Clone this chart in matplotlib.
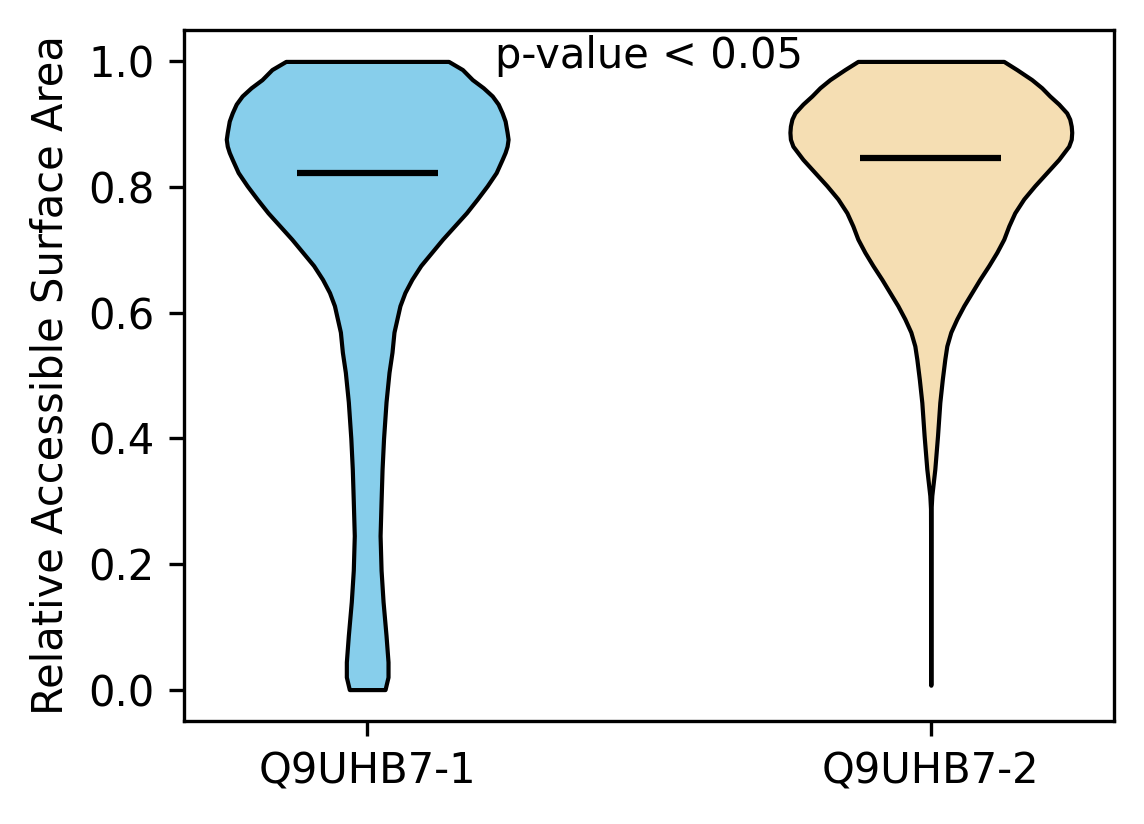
import numpy as np
import matplotlib
matplotlib.use("Agg")
import matplotlib.pyplot as plt

# isoform names and medians
labels = ['Q9UHB7-1', 'Q9UHB7-2']
medians = [0.822, 0.847]

# violin outline: RSA value and relative density (half width)
v1_y = [0.0, 0.02, 0.044, 0.086, 0.14, 0.19, 0.245, 0.30, 0.351, 0.40, 0.458,
        0.505, 0.537, 0.569, 0.590, 0.611, 0.632, 0.653, 0.675, 0.696, 0.717,
        0.738, 0.759, 0.781, 0.802, 0.823, 0.844, 0.855, 0.865, 0.876, 0.887,
        0.905, 0.918, 0.932, 0.945, 0.958, 0.971, 0.987, 1.0]
v1_d = [18, 21, 21, 19, 16, 14, 13, 14, 15, 16.5, 19,
        22, 25, 27, 30, 33, 38, 45, 54, 65, 76,
        88, 100, 111, 121, 130, 136, 139, 141, 142, 141,
        139, 136, 132, 126, 117, 106, 96, 82]

v2_y = [0.007, 0.1, 0.2, 0.288, 0.309, 0.351, 0.404, 0.457, 0.494, 0.526,
        0.547, 0.569, 0.590, 0.611, 0.632, 0.653, 0.675, 0.696, 0.717, 0.738,
        0.759, 0.781, 0.802, 0.823, 0.844, 0.865, 0.876, 0.887, 0.897, 0.908,
        0.918, 0.932, 0.945, 0.958, 0.971, 0.987, 1.0]
v2_d = [0.05, 0.1, 0.15, 0.3, 1, 4, 6.7, 9, 11.5, 14,
        16, 20, 26, 33, 41, 49, 58, 66, 73, 78,
        84, 93, 104, 116, 128, 138, 140.5, 141, 140.5, 139,
        136, 128, 119, 111, 101, 86, 73]

colors = ['skyblue', 'wheat']

stats = []
for ys, ds, med in [(v1_y, v1_d, medians[0]), (v2_y, v2_d, medians[1])]:
    stats.append(dict(coords=np.array(ys), vals=np.array(ds, dtype=float),
                      mean=med, median=med, min=min(ys), max=max(ys)))

fig, ax = plt.subplots(figsize=(1144/300, 824/300), dpi=300)
fig.subplots_adjust(left=184/1144, right=1114/1144, top=1-30/824, bottom=1-721/824)

parts = ax.violin(stats, positions=[1, 2], widths=0.5,
                  showmeans=False, showextrema=False, showmedians=True)
for body, c in zip(parts['bodies'], colors):
    body.set_facecolor(c)
    body.set_edgecolor('black')
    body.set_linewidth(1)
    body.set_alpha(1)
parts['cmedians'].set_color('black')
parts['cmedians'].set_linewidth(1.5)

ax.set_xticks([1, 2])
ax.set_xticklabels(labels)
ax.set_ylabel('Relative Accessible Surface Area')
ax.text(1.5, 0.99, 'p-value < 0.05', ha='center', va='baseline')

plt.savefig('out.png', dpi=300)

※

• [Challenge]:
Pictures are excluded; extract exactly the lines from the start of the data through the line that holds "139, 136, 132, 126, 117, 106, 96, 82]", both ends included.

• [The result]:
Clone this chart in matplotlib.
import numpy as np
import matplotlib
matplotlib.use("Agg")
import matplotlib.pyplot as plt

# isoform names and medians
labels = ['Q9UHB7-1', 'Q9UHB7-2']
medians = [0.822, 0.847]

# violin outline: RSA value and relative density (half width)
v1_y = [0.0, 0.02, 0.044, 0.086, 0.14, 0.19, 0.245, 0.30, 0.351, 0.40, 0.458,
        0.505, 0.537, 0.569, 0.590, 0.611, 0.632, 0.653, 0.675, 0.696, 0.717,
        0.738, 0.759, 0.781, 0.802, 0.823, 0.844, 0.855, 0.865, 0.876, 0.887,
        0.905, 0.918, 0.932, 0.945, 0.958, 0.971, 0.987, 1.0]
v1_d = [18, 21, 21, 19, 16, 14, 13, 14, 15, 16.5, 19,
        22, 25, 27, 30, 33, 38, 45, 54, 65, 76,
        88, 100, 111, 121, 130, 136, 139, 141, 142, 141,
        139, 136, 132, 126, 117, 106, 96, 82]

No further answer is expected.